I know, I’m sorry, I can hear the rage and fury it might cause some fans, but if I’m absolutely honest, distance has given me perspective on that. It was a choice I made for very personal reasons, not for reasons of credibility. Am I breaking people’s hearts by saying this? I hope not.

I don’t know. I think there are fans out there who know that too and who wonder whether Ron would have really been able to make her happy.

Yes exactly.

And vice versa.

It was a young relationship. I think the attraction itself is plausible but the combative side of it… I’m not sure you could have got over that in an adult relationship, there was too much fundamental incompatibility. I can’t believe we are saying all of this ’ this is Potter heresy!

I know, it is heresy.

In some ways Hermione and Harry are a better fit and I’ll tell you something very strange. When I wrote Hallows, I felt this quite strongly when I had Hermione and Harry together in the tent! I hadn’t told [Steve] Kloves that and when he wrote the script he felt exactly the same thing at exactly the same point.

That is just so interesting because when I was doing the scene I said to David [Heyman]: “This isn’t in the book, she didn’t write this”. I’m not sure I am comfortable insinuating something however subtle it is!

Yes, but David and Steve ’ they felt what I felt when writing it.

That is so strange.

And actually I liked that scene in the film, because it was articulating something I hadn’t said but I had felt. I really liked it and I thought that it was right. I think you do feel the ghost of what could have been in that scene.

It’s a really haunting scene. It’s funny because it really divided people. Some people loved that scene and some people really didn’t.

Yes, some people utterly hated it. But that is true of so many really good scenes in books and films; they evoke that strong positive/negative feeling. I was fine with it, I liked it.

Oh, maybe she and Ron will be alright with a bit of counseling, you know. I wonder what happens at wizard marriage counseling? They’ll probably be fine. He needs to work on his self-esteem issues and she needs to work on being a little less critical.

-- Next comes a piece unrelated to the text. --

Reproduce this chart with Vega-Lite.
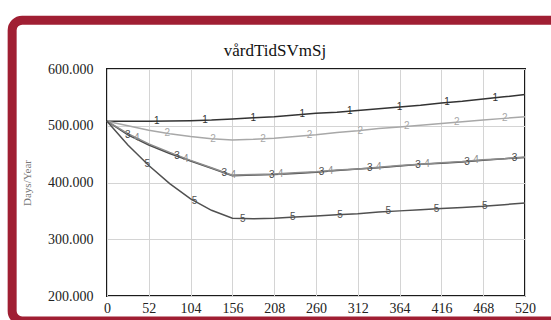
{
  "$schema": "https://vega.github.io/schema/vega-lite/v6.json",
  "autosize": {"type": "none"},
  "width": 418,
  "height": 227,
  "padding": {"left": 107, "top": 69, "right": 26, "bottom": 24},
  "background": "white",
  "title": {"text": "vårdTidSVmSj", "font": "Liberation Serif, Times New Roman, serif", "fontSize": 17, "fontWeight": "normal", "color": "#111", "anchor": "middle", "frame": "group", "dx": -41, "offset": -44},
  "config": {
    "view": {"stroke": "#1a1a1a", "strokeWidth": 2},
    "axis": {"labelFont": "Liberation Serif, Times New Roman, serif", "titleFont": "Liberation Serif, Times New Roman, serif", "labelColor": "#222", "ticks": false, "domain": false, "gridColor": "#d4d4d4", "gridWidth": 1}
  },
  "datasets": {
    "lines": [
      {"series": "1", "t": 0, "v": 508}, {"series": "1", "t": 26, "v": 508}, {"series": "1", "t": 52, "v": 508}, {"series": "1", "t": 78, "v": 508.5}, {"series": "1", "t": 104, "v": 509}, {"series": "1", "t": 130, "v": 510}, {"series": "1", "t": 156, "v": 512}, {"series": "1", "t": 182, "v": 514}, {"series": "1", "t": 208, "v": 516}, {"series": "1", "t": 234, "v": 519}, {"series": "1", "t": 260, "v": 522}, {"series": "1", "t": 286, "v": 524}, {"series": "1", "t": 312, "v": 527}, {"series": "1", "t": 338, "v": 530}, {"series": "1", "t": 364, "v": 533}, {"series": "1", "t": 390, "v": 536}, {"series": "1", "t": 416, "v": 540}, {"series": "1", "t": 442, "v": 543}, {"series": "1", "t": 468, "v": 547}, {"series": "1", "t": 494, "v": 551}, {"series": "1", "t": 520, "v": 555},
      {"series": "2", "t": 0, "v": 508}, {"series": "2", "t": 26, "v": 500}, {"series": "2", "t": 52, "v": 492}, {"series": "2", "t": 78, "v": 486}, {"series": "2", "t": 104, "v": 481}, {"series": "2", "t": 130, "v": 477}, {"series": "2", "t": 156, "v": 475}, {"series": "2", "t": 182, "v": 476}, {"series": "2", "t": 208, "v": 478}, {"series": "2", "t": 234, "v": 481}, {"series": "2", "t": 260, "v": 484}, {"series": "2", "t": 286, "v": 488}, {"series": "2", "t": 312, "v": 491}, {"series": "2", "t": 338, "v": 495}, {"series": "2", "t": 364, "v": 498}, {"series": "2", "t": 390, "v": 501}, {"series": "2", "t": 416, "v": 504}, {"series": "2", "t": 442, "v": 507}, {"series": "2", "t": 468, "v": 510}, {"series": "2", "t": 494, "v": 513}, {"series": "2", "t": 520, "v": 516},
      {"series": "3", "t": 0, "v": 508}, {"series": "3", "t": 26, "v": 484}, {"series": "3", "t": 52, "v": 466}, {"series": "3", "t": 78, "v": 451}, {"series": "3", "t": 104, "v": 438}, {"series": "3", "t": 130, "v": 425}, {"series": "3", "t": 156, "v": 412}, {"series": "3", "t": 182, "v": 413}, {"series": "3", "t": 208, "v": 414}, {"series": "3", "t": 234, "v": 416}, {"series": "3", "t": 260, "v": 418}, {"series": "3", "t": 286, "v": 421}, {"series": "3", "t": 312, "v": 424}, {"series": "3", "t": 338, "v": 426}, {"series": "3", "t": 364, "v": 429}, {"series": "3", "t": 390, "v": 432}, {"series": "3", "t": 416, "v": 434}, {"series": "3", "t": 442, "v": 436}, {"series": "3", "t": 468, "v": 439}, {"series": "3", "t": 494, "v": 442}, {"series": "3", "t": 520, "v": 444},
      {"series": "4", "t": 0, "v": 508}, {"series": "4", "t": 26, "v": 486}, {"series": "4", "t": 52, "v": 468}, {"series": "4", "t": 78, "v": 453}, {"series": "4", "t": 104, "v": 439}, {"series": "4", "t": 130, "v": 426}, {"series": "4", "t": 156, "v": 413}, {"series": "4", "t": 182, "v": 414}, {"series": "4", "t": 208, "v": 415}, {"series": "4", "t": 234, "v": 417}, {"series": "4", "t": 260, "v": 419}, {"series": "4", "t": 286, "v": 422}, {"series": "4", "t": 312, "v": 424}, {"series": "4", "t": 338, "v": 427}, {"series": "4", "t": 364, "v": 430}, {"series": "4", "t": 390, "v": 432}, {"series": "4", "t": 416, "v": 435}, {"series": "4", "t": 442, "v": 437}, {"series": "4", "t": 468, "v": 440}, {"series": "4", "t": 494, "v": 442}, {"series": "4", "t": 520, "v": 445},
      {"series": "5", "t": 0, "v": 508}, {"series": "5", "t": 26, "v": 466}, {"series": "5", "t": 52, "v": 430}, {"series": "5", "t": 78, "v": 398}, {"series": "5", "t": 104, "v": 371}, {"series": "5", "t": 130, "v": 351}, {"series": "5", "t": 156, "v": 337}, {"series": "5", "t": 182, "v": 336}, {"series": "5", "t": 208, "v": 337}, {"series": "5", "t": 234, "v": 339}, {"series": "5", "t": 260, "v": 341}, {"series": "5", "t": 286, "v": 343}, {"series": "5", "t": 312, "v": 345}, {"series": "5", "t": 338, "v": 348}, {"series": "5", "t": 364, "v": 350}, {"series": "5", "t": 390, "v": 352}, {"series": "5", "t": 416, "v": 354}, {"series": "5", "t": 442, "v": 356}, {"series": "5", "t": 468, "v": 358}, {"series": "5", "t": 494, "v": 361}, {"series": "5", "t": 520, "v": 364}
    ],
    "marks": [
      {"series": "1", "t": 62, "v": 508}, {"series": "1", "t": 122, "v": 510}, {"series": "1", "t": 182, "v": 514}, {"series": "1", "t": 243, "v": 520}, {"series": "1", "t": 302, "v": 526}, {"series": "1", "t": 364, "v": 533}, {"series": "1", "t": 423, "v": 541}, {"series": "1", "t": 483, "v": 549},
      {"series": "2", "t": 75, "v": 487}, {"series": "2", "t": 132, "v": 477}, {"series": "2", "t": 194, "v": 477}, {"series": "2", "t": 252, "v": 483}, {"series": "2", "t": 315, "v": 491}, {"series": "2", "t": 373, "v": 499}, {"series": "2", "t": 435, "v": 506}, {"series": "2", "t": 495, "v": 513},
      {"series": "3", "t": 26, "v": 484}, {"series": "3", "t": 87, "v": 446}, {"series": "3", "t": 146, "v": 417}, {"series": "3", "t": 205, "v": 414}, {"series": "3", "t": 267, "v": 419}, {"series": "3", "t": 327, "v": 425}, {"series": "3", "t": 387, "v": 431}, {"series": "3", "t": 448, "v": 437}, {"series": "3", "t": 507, "v": 443},
      {"series": "4", "t": 37, "v": 478}, {"series": "4", "t": 98, "v": 442}, {"series": "4", "t": 157, "v": 413}, {"series": "4", "t": 216, "v": 415}, {"series": "4", "t": 278, "v": 421}, {"series": "4", "t": 338, "v": 427}, {"series": "4", "t": 398, "v": 433}, {"series": "4", "t": 459, "v": 439},
      {"series": "5", "t": 50, "v": 432}, {"series": "5", "t": 109, "v": 367}, {"series": "5", "t": 169, "v": 336}, {"series": "5", "t": 231, "v": 339}, {"series": "5", "t": 290, "v": 343}, {"series": "5", "t": 350, "v": 349}, {"series": "5", "t": 410, "v": 354}, {"series": "5", "t": 470, "v": 358}
    ]
  },
  "layer": [
    {
      "data": {"name": "lines"},
      "mark": {"type": "line", "strokeWidth": 1.5},
      "encoding": {
        "x": {"field": "t", "type": "quantitative", "scale": {"domain": [0, 520], "nice": false, "zero": false},
          "axis": {"title": null, "values": [0, 26, 52, 78, 104, 130, 156, 182, 208, 234, 260, 286, 312, 338, 364, 390, 416, 442, 468, 494, 520], "labelExpr": "datum.value % 52 == 0 ? datum.label : ''", "format": "d", "labelFontSize": 14, "labelPadding": 5, "labelFlush": false}},
        "y": {"field": "v", "type": "quantitative", "scale": {"domain": [200, 600], "nice": false, "zero": false},
          "axis": {"title": "Days/Year", "titleFontSize": 11, "titleFontWeight": "normal", "titleColor": "#777", "titlePadding": 15, "values": [200, 300, 400, 500, 600], "format": ".3f", "labelFontSize": 14, "labelPadding": 14}},
        "color": {"field": "series", "type": "nominal", "scale": {"domain": ["1", "2", "3", "4", "5"], "range": ["#333333", "#a8a8a8", "#4a4a4a", "#8c8c8c", "#505050"]}, "legend": null}
      }
    },
    {
      "data": {"name": "marks"},
      "mark": {"type": "text", "font": "Liberation Sans", "fontSize": 10, "baseline": "middle", "align": "center"},
      "encoding": {
        "x": {"field": "t", "type": "quantitative"},
        "y": {"field": "v", "type": "quantitative"},
        "color": {"field": "series", "type": "nominal", "scale": {"domain": ["1", "2", "3", "4", "5"], "range": ["#333333", "#a8a8a8", "#4a4a4a", "#8c8c8c", "#505050"]}, "legend": null},
        "text": {"field": "series"}
      }
    },
    {
      "data": {"values": [{"k": 1}]},
      "mark": {"type": "rect", "filled": false, "stroke": "#a01f33", "strokeWidth": 9, "cornerRadius": 10, "clip": false},
      "encoding": {"x": {"datum": -118}, "x2": {"datum": 576}, "y": {"datum": 686}, "y2": {"datum": 156}}
    }
  ]
}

I think it makes sense to me that Ron would make friends with the most famous wizard in the school because I think life presents to you over and over again your biggest and most painful fear ’ until you conquer it. It just keeps coming up.

T

hat is so true, it has happened in my own life. The issue keeps coming up because you are drawn to it and you are putting yourself in front of it all the time. At a certain point you have to choose what to do about it and sometimes conquering it is choosing to say: I don’t want that anymore, I’m going to stop walking up to you because there is nothing there for me. But yes, you’re so right, that’s very insightful! Ron’s used to playing second fiddle. I think that’s a comfortable role for him, but at a certain point he has to be his own man, doesn’t he?

Yes and until he does it is unresolved. It is unfinished business. So maybe life presented this to him enough times until he had to make a choice and become the man that Hermione needs.

Just like her creator, she has a real weakness for a funny man. These uptight girls, they do like them funny.
They do like them funny, they need them funny.

It’s such a relief from being so intense yourself ’ you need someone who takes life, or appears to take life, a little more light heartedly.

An excerpt of the interview published in The Sunday Times on Feb. 1 caused a controversy when Rowling said she “wrote the Hermione/Ron relationship as a form of wish fulfillment.”
“For reasons that have very little to do with literature and far more to do with me clinging to the plot as I first imagined it, Hermione ended up with Ron,” Rowling said.
Many fans took this to mean that Rowling had changed her mind and would have preferred Harry and Hermione as a pairing. It resulted in shipping wars intense enough to give some of us flashbacks to 2005.